• [Do this]:
Take the lines of the data below from the very first through the line containing "return x / W, 1 - y / H" and output them exactly, pictures excluded.
--- START OF Data for this exercise ---
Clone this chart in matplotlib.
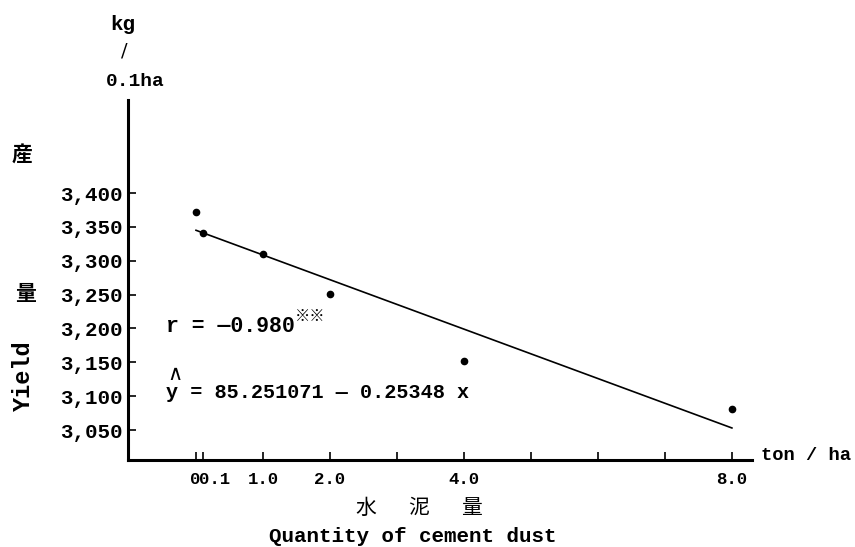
import matplotlib.pyplot as plt
from matplotlib.transforms import ScaledTranslation

# Yield of crop vs. quantity of cement dust
cement_x = [0.0, 0.1, 1.0, 2.0, 4.0, 8.0]
yield_kg = [3372, 3341, 3310, 3251, 3152, 3081]

# regression line endpoints as drawn in the figure
fit_x = [0.0, 8.0]
fit_y = [3345, 3053]

x_ticks = [0, 0.1, 1, 2, 3, 4, 5, 6, 7, 8]
x_tick_labels = ["0", "0.1", "1.0", "2.0", "", "4.0", "", "", "", "8.0"]
y_ticks = [3050, 3100, 3150, 3200, 3250, 3300, 3350, 3400]
y_tick_labels = ["3,050", "3,100", "3,150", "3,200", "3,250", "3,300", "3,350", "3,400"]

W, H = 855, 547
MONO = ["Liberation Mono", "DejaVu Sans Mono"]
CJK = ["Noto Sans CJK JP", "DejaVu Sans"]


def px(x, y):
    """Figure pixel (from top-left) to figure fraction."""
    return x / W, 1 - y / H


fig = plt.figure(figsize=(W / 100, H / 100), dpi=100)
ax = fig.add_axes([128 / W, 1 - 460 / H, (752 - 128) / W, (460 - 100) / H])

ax.plot(cement_x, yield_kg, "o", color="black", markersize=4.5)
ax.plot(fit_x, fit_y, color="black", linewidth=1.2)

ax.set_xlim(-1.015, 8.30)
ax.set_ylim(3005.7, 3537.4)

for side in ("top", "right"):
    ax.spines[side].set_visible(False)
for side in ("left", "bottom"):
    ax.spines[side].set_linewidth(2.2)

ax.set_xticks(x_ticks)
ax.set_xticklabels(x_tick_labels, family=MONO, fontweight="bold", fontsize=12.5)
ax.set_yticks(y_ticks)
ax.set_yticklabels(y_tick_labels, family=MONO, fontweight="bold", fontsize=15)
ax.tick_params(axis="x", direction="in", length=6, width=1.2, pad=9)
ax.tick_params(axis="y", direction="in", length=6, width=1.2, pad=4)

# "0" and "0.1" sit nearly on top of each other: push them together
lab0, lab01 = ax.get_xticklabels()[:2]
lab0.set_ha("right")
lab01.set_ha("left")
lab0.set_transform(lab0.get_transform() + ScaledTranslation(0.04, 0, fig.dpi_scale_trans))
lab01.set_transform(lab01.get_transform() + ScaledTranslation(-0.04, 0, fig.dpi_scale_trans))

# unit label above the y axis
fig.text(*px(123, 24), "kg", ha="center", va="center", family=MONO,
         fontweight="bold", fontsize=15)
fig.text(*px(124, 52), "/", ha="center", va="center", family=["DejaVu Serif"], fontsize=14)
fig.text(*px(135, 82), "0.1ha", ha="center", va="center", family=MONO,
         fontweight="bold", fontsize=14)

# y axis title
fig.text(*px(22, 155), "産", ha="center", va="center", family=CJK,
         fontweight="bold", fontsize=15)
fig.text(*px(25, 293), "量", ha="center", va="center", family=CJK,
         fontweight="bold", fontsize=15)
fig.text(*px(23, 376), "Yield", ha="center", va="center", rotation=90,
         family=MONO, fontweight="bold", fontsize=17)

# x axis title
for ch, cx in zip("水泥量", (366, 419, 471)):
    fig.text(*px(cx, 508), ch, ha="center", va="center", family=CJK, fontsize=15)
fig.text(*px(413, 536), "Quantity of cement dust", ha="center", va="center",
         family=MONO, fontweight="bold", fontsize=15)
fig.text(*px(761, 455), "ton / ha", ha="left", va="center", family=MONO,
         fontweight="bold", fontsize=13.5)

# statistics
r_text = fig.text(*px(166, 332), "r = —0.980", ha="left", va="baseline",
                  family=MONO, fontweight="bold", fontsize=15.5)
ax.annotate("※※", xy=(1, 0.55), xycoords=r_text, ha="left", va="bottom",
            family=CJK, fontsize=11)
fig.text(*px(175, 374), "∧", ha="center", va="center", family=["DejaVu Sans"],
         fontsize=15)
fig.text(*px(166, 398), "y = 85.251071 — 0.25348 x", ha="left", va="baseline",
         family=MONO, fontweight="bold", fontsize=14.5)

fig.savefig("out.png", dpi=100)
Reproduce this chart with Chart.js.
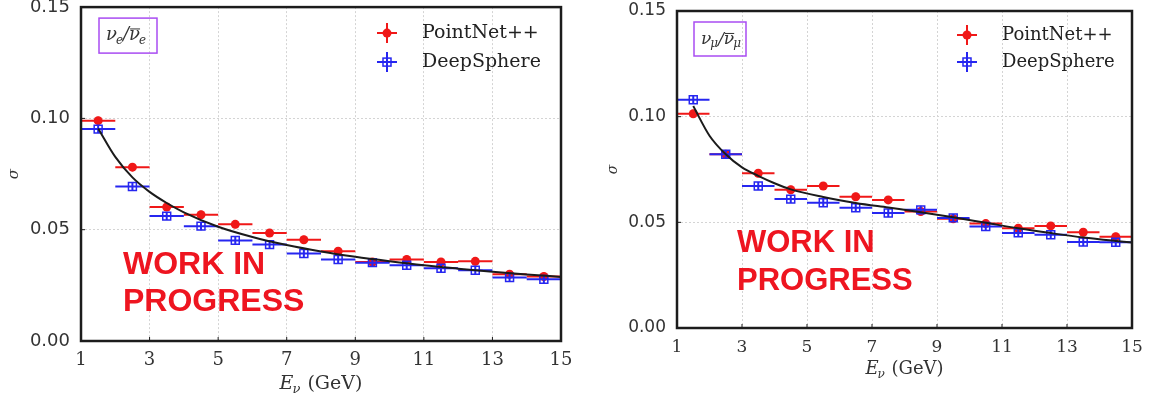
<!DOCTYPE html>
<html>
<head>
<meta charset="utf-8">
<script src="https://cdn.jsdelivr.net/npm/chart.js@4.4.1/dist/chart.umd.min.js"></script>
<style>
  html, body { margin: 0; padding: 0; background: #fff; }
  #wrap { position: relative; width: 1153px; height: 403px; overflow: hidden; }
  .panel { position: absolute; top: 0; }
</style>
</head>
<body>
<div id="wrap">
  <div class="panel" style="left:0;width:580px;height:403px"><canvas id="chartNuE"></canvas></div>
  <div class="panel" style="left:580px;width:573px;height:390px"><canvas id="chartNuMu"></canvas></div>
</div>
<script>
// ---------------- data ----------------
const binCenters   = [1.5, 2.5, 3.5, 4.5, 5.5, 6.5, 7.5, 8.5, 9.5, 10.5, 11.5, 12.5, 13.5, 14.5];
const binHalfWidth = [0.5, 0.5, 0.5, 0.5, 0.5, 0.5, 0.5, 0.5, 0.5, 0.5, 0.5, 0.5, 0.5, 0.5];
const xTickValues  = [1, 3, 5, 7, 9, 11, 13, 15];
const yTickValues  = [0, 0.05, 0.10, 0.15];

// nu_e / nu_e-bar panel
const pointNetE   = [0.0990, 0.0781, 0.0602, 0.0567, 0.0524, 0.0485, 0.0455, 0.0403, 0.0355, 0.0366, 0.0355, 0.0358, 0.0300, 0.0290];
const deepSphereE = [0.0952, 0.0694, 0.0561, 0.0516, 0.0452, 0.0433, 0.0393, 0.0366, 0.0352, 0.0340, 0.0327, 0.0318, 0.0285, 0.0277];
const fitEnergyE  = [1.5, 2, 2.5, 3, 3.5, 4, 5, 6, 7, 8, 9, 10, 11, 12, 13, 14, 15];
const fitSigmaE   = [0.0955, 0.0827, 0.0735, 0.0670, 0.0620, 0.0578, 0.0513, 0.0467, 0.0431, 0.0402, 0.0378, 0.0358, 0.0340, 0.0325, 0.0311, 0.0299, 0.0288];

// nu_mu / nu_mu-bar panel
const pointNetMu   = [0.1014, 0.0822, 0.0732, 0.0654, 0.0672, 0.0621, 0.0606, 0.0551, 0.0517, 0.0494, 0.0472, 0.0483, 0.0453, 0.0432];
const deepSphereMu = [0.1080, 0.0822, 0.0672, 0.0610, 0.0593, 0.0569, 0.0544, 0.0559, 0.0521, 0.0480, 0.0450, 0.0441, 0.0407, 0.0406];
const fitEnergyMu  = [1.5, 2, 2.5, 3, 3.5, 4, 4.5, 5.5, 6.5, 7.5, 8.5, 9.5, 10.5, 11.5, 12.5, 13.5, 14.5, 15];
const fitSigmaMu   = [0.1050, 0.0910, 0.0822, 0.0760, 0.0720, 0.0685, 0.0656, 0.0620, 0.0592, 0.0570, 0.0548, 0.0524, 0.0498, 0.0472, 0.0449, 0.0428, 0.0412, 0.0405];

const seriesNames = ['PointNet++', 'DeepSphere'];
const RED = '#f01818';
const BLUE = '#2626f0';

// --------------------------- HELPERS ------------------------
function toPoints(xs, ys) {
  return xs.map((x, i) => ({ x: x, y: ys[i] }));
}

// nu symbol with subscript, optional bar on top
function drawNu(ctx, x, y, sub, size, bar) {
  ctx.font = `italic ${size}px "DejaVu Serif", serif`;
  const w = ctx.measureText('ν').width;
  ctx.fillText('ν', x, y);
  if (bar) {
    ctx.beginPath();
    ctx.lineWidth = 1;
    ctx.moveTo(x + 1, y - size * 0.62);
    ctx.lineTo(x + w, y - size * 0.62);
    ctx.stroke();
  }
  ctx.font = `italic ${Math.round(size * 0.68)}px "DejaVu Serif", serif`;
  ctx.fillText(sub, x + w - 1, y + size * 0.2);
  return x + w - 1 + ctx.measureText(sub).width;
}

function drawLegendMarker(ctx, x, y, kind, color) {
  ctx.strokeStyle = color;
  ctx.lineWidth = 2;
  ctx.beginPath();
  ctx.moveTo(x - 10, y); ctx.lineTo(x + 10, y);
  ctx.moveTo(x, y - 10); ctx.lineTo(x, y + 10);
  ctx.stroke();
  if (kind === 'circle') {
    ctx.fillStyle = color;
    ctx.beginPath();
    ctx.arc(x, y, 4.5, 0, Math.PI * 2);
    ctx.fill();
  } else {
    ctx.lineWidth = 1.5;
    ctx.strokeRect(x - 4, y - 4, 8, 8);
  }
}

const panelDecor = {
  id: 'panelDecor',
  // horizontal bin-width bars (and tiny vertical ones) under each marker
  beforeDatasetDraw(chart, args) {
    const ds = chart.data.datasets[args.index];
    if (!ds.xErr) return;
    const ctx = chart.ctx, xs = chart.scales.x, ys = chart.scales.y;
    ctx.save();
    ctx.strokeStyle = ds.barColor;
    ctx.lineWidth = 2;
    ctx.beginPath();
    ds.data.forEach((p, i) => {
      const py = ys.getPixelForValue(p.y);
      const px = xs.getPixelForValue(p.x);
      ctx.moveTo(xs.getPixelForValue(p.x - ds.xErr[i]), py);
      ctx.lineTo(xs.getPixelForValue(p.x + ds.xErr[i]), py);
      ctx.moveTo(px, py - 4);
      ctx.lineTo(px, py + 4);
    });
    ctx.stroke();
    ctx.restore();
  },
  afterDraw(chart, args, o) {
    const ctx = chart.ctx, ca = chart.chartArea, s = o.scale;
    const xs = chart.scales.x, ys = chart.scales.y;
    ctx.save();

    // frame + small inward ticks
    ctx.strokeStyle = '#1c1c1c';
    ctx.lineWidth = 2.5;
    ctx.strokeRect(ca.left, ca.top, ca.right - ca.left, ca.bottom - ca.top);
    ctx.lineWidth = 1;
    ctx.beginPath();
    xs.ticks.forEach(t => {
      const px = xs.getPixelForValue(t.value);
      ctx.moveTo(px, ca.bottom); ctx.lineTo(px, ca.bottom - 4);
    });
    ys.ticks.forEach(t => {
      const py = ys.getPixelForValue(t.value);
      ctx.moveTo(ca.left, py); ctx.lineTo(ca.left + 4, py);
    });
    ctx.stroke();

    // flavour label in purple box
    ctx.strokeStyle = '#a94cf2';
    ctx.lineWidth = 1.5;
    ctx.strokeRect(ca.left + o.box.dx, ca.top + o.box.dy, o.box.w, o.box.h);
    ctx.fillStyle = '#333';
    ctx.strokeStyle = '#333';
    let tx = ca.left + o.box.dx + 7;
    const ty = ca.top + o.box.dy + 22;
    tx = drawNu(ctx, tx, ty, o.flavour, Math.round(18 * s), false);
    ctx.font = `italic ${Math.round(18 * s)}px "DejaVu Serif", serif`;
    ctx.fillText('/', tx, ty);
    tx += ctx.measureText('/').width;
    drawNu(ctx, tx, ty, o.flavour, Math.round(18 * s), true);

    // legend
    ctx.textBaseline = 'middle';
    ctx.font = `${Math.round(19 * s)}px "DejaVu Serif", serif`;
    const kinds = ['circle', 'square'];
    const colors = [RED, BLUE];
    seriesNames.forEach((name, i) => {
      const ly = ca.top + o.legend.rows[i];
      drawLegendMarker(ctx, ca.right - o.legend.marker, ly, kinds[i], colors[i]);
      ctx.fillStyle = '#222';
      ctx.fillText(name, ca.right - o.legend.text, ly);
    });

    // axis titles
    ctx.textBaseline = 'alphabetic';
    ctx.fillStyle = '#333';
    const big = Math.round(19 * s), small = Math.round(13 * s);
    ctx.font = `italic ${big}px "DejaVu Serif", serif`;
    const wE = ctx.measureText('E').width;
    ctx.font = `italic ${small}px "DejaVu Serif", serif`;
    const wNu = ctx.measureText('ν').width;
    ctx.font = `${big}px "DejaVu Serif", serif`;
    const wRest = ctx.measureText(' (GeV)').width;
    let ax = (ca.left + ca.right) / 2 - (wE + wNu + wRest) / 2;
    const ay = ca.bottom + o.xTitleDy;
    ctx.font = `italic ${big}px "DejaVu Serif", serif`;
    ctx.fillText('E', ax, ay);
    ctx.font = `italic ${small}px "DejaVu Serif", serif`;
    ctx.fillText('ν', ax + wE - 1, ay + 4);
    ctx.font = `${big}px "DejaVu Serif", serif`;
    ctx.fillText(' (GeV)', ax + wE + wNu, ay);

    ctx.save();
    ctx.translate(o.yTitleX, (ca.top + ca.bottom) / 2);
    ctx.rotate(-Math.PI / 2);
    ctx.textAlign = 'center';
    ctx.font = `italic ${Math.round(15 * s)}px "DejaVu Serif", serif`;
    ctx.fillText('σ', 0, 5);
    ctx.restore();

    // work in progress stamp
    ctx.fillStyle = '#ee1520';
    ctx.font = `bold ${o.wip.size}px "Liberation Sans", Arial, sans-serif`;
    ctx.fillText('WORK IN', ca.left + o.wip.dx, ca.top + o.wip.dy);
    ctx.fillText('PROGRESS', ca.left + o.wip.dx, ca.top + o.wip.dy + o.wip.gap);

    ctx.restore();
  }
};

function drawPanel(canvasId, pointNet, deepSphere, fitX, fitY, look) {
  const ctx = document.getElementById(canvasId).getContext('2d');
  const s = look.scale;
  return new Chart(ctx, {
    type: 'scatter',
    data: {
      datasets: [
        {
          label: 'fit',
          data: toPoints(fitX, fitY),
          showLine: true,
          borderColor: '#1b1b1b',
          borderWidth: 2,
          pointRadius: 0,
          cubicInterpolationMode: 'monotone',
          order: 0
        },
        {
          label: seriesNames[1],
          data: toPoints(binCenters, deepSphere),
          xErr: binHalfWidth,
          barColor: BLUE,
          pointStyle: 'rect',
          pointRadius: 5.6,
          backgroundColor: 'rgba(0,0,0,0)',
          borderColor: BLUE,
          borderWidth: 1.5,
          order: 1
        },
        {
          label: seriesNames[0],
          data: toPoints(binCenters, pointNet),
          xErr: binHalfWidth,
          barColor: RED,
          pointStyle: 'circle',
          pointRadius: 4.5,
          backgroundColor: RED,
          borderWidth: 0,
          order: 2
        }
      ]
    },
    options: {
      responsive: true,
      maintainAspectRatio: false,
      animation: false,
      events: [],
      layout: { padding: { top: look.top, right: look.right, left: 0, bottom: 0 } },
      scales: {
        x: {
          type: 'linear',
          min: 1,
          max: 15,
          afterBuildTicks: sc => { sc.ticks = xTickValues.map(v => ({ value: v })); },
          afterFit: sc => { sc.height = look.xAxisH; sc.paddingLeft = 0; sc.paddingRight = 0; },
          ticks: {
            padding: 9,
            color: '#333',
            font: { family: '"DejaVu Serif", serif', size: Math.round(18 * s) },
            maxRotation: 0
          },
          grid: { color: '#d4d4d4', lineWidth: 1, drawTicks: false },
          border: { display: false, dash: [2, 2] }
        },
        y: {
          type: 'linear',
          min: 0,
          max: 0.15,
          afterBuildTicks: sc => { sc.ticks = yTickValues.map(v => ({ value: v })); },
          afterFit: sc => { sc.width = look.yAxisW; sc.paddingTop = 0; sc.paddingBottom = 0; },
          ticks: {
            padding: 11,
            color: '#333',
            font: { family: '"DejaVu Sans", sans-serif', size: Math.round(18 * s) },
            callback: v => v.toFixed(2)
          },
          grid: { color: '#d4d4d4', lineWidth: 1, drawTicks: false },
          border: { display: false, dash: [2, 2] }
        }
      },
      plugins: {
        legend: { display: false },
        tooltip: { enabled: false },
        panelDecor: look.decor
      }
    },
    plugins: [panelDecor]
  });
}

drawPanel('chartNuE', pointNetE, deepSphereE, fitEnergyE, fitSigmaE, {
  scale: 1, top: 6, right: 19, yAxisW: 81, xAxisH: 62,
  decor: {
    scale: 1, flavour: 'e',
    box: { dx: 18, dy: 11, w: 58, h: 35 },
    legend: { marker: 174, text: 139, rows: [26, 55] },
    xTitleDy: 48, yTitleX: 13,
    wip: { size: 32, dx: 42, dy: 267, gap: 37 }
  }
});

drawPanel('chartNuMu', pointNetMu, deepSphereMu, fitEnergyMu, fitSigmaMu, {
  scale: 0.95, top: 11, right: 21, yAxisW: 97, xAxisH: 62,
  decor: {
    scale: 0.95, flavour: 'μ',
    box: { dx: 17, dy: 11, w: 52, h: 34 },
    legend: { marker: 165, text: 130, rows: [24, 51] },
    xTitleDy: 46, yTitleX: 32,
    wip: { size: 31, dx: 60, dy: 241, gap: 38 }
  }
});
</script>
</body>
</html>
--- END OF Data for this exercise ---
• [Task result]:
Clone this chart in matplotlib.
import matplotlib.pyplot as plt
from matplotlib.transforms import ScaledTranslation

# Yield of crop vs. quantity of cement dust
cement_x = [0.0, 0.1, 1.0, 2.0, 4.0, 8.0]
yield_kg = [3372, 3341, 3310, 3251, 3152, 3081]

# regression line endpoints as drawn in the figure
fit_x = [0.0, 8.0]
fit_y = [3345, 3053]

x_ticks = [0, 0.1, 1, 2, 3, 4, 5, 6, 7, 8]
x_tick_labels = ["0", "0.1", "1.0", "2.0", "", "4.0", "", "", "", "8.0"]
y_ticks = [3050, 3100, 3150, 3200, 3250, 3300, 3350, 3400]
y_tick_labels = ["3,050", "3,100", "3,150", "3,200", "3,250", "3,300", "3,350", "3,400"]

W, H = 855, 547
MONO = ["Liberation Mono", "DejaVu Sans Mono"]
CJK = ["Noto Sans CJK JP", "DejaVu Sans"]


def px(x, y):
    """Figure pixel (from top-left) to figure fraction."""
    return x / W, 1 - y / H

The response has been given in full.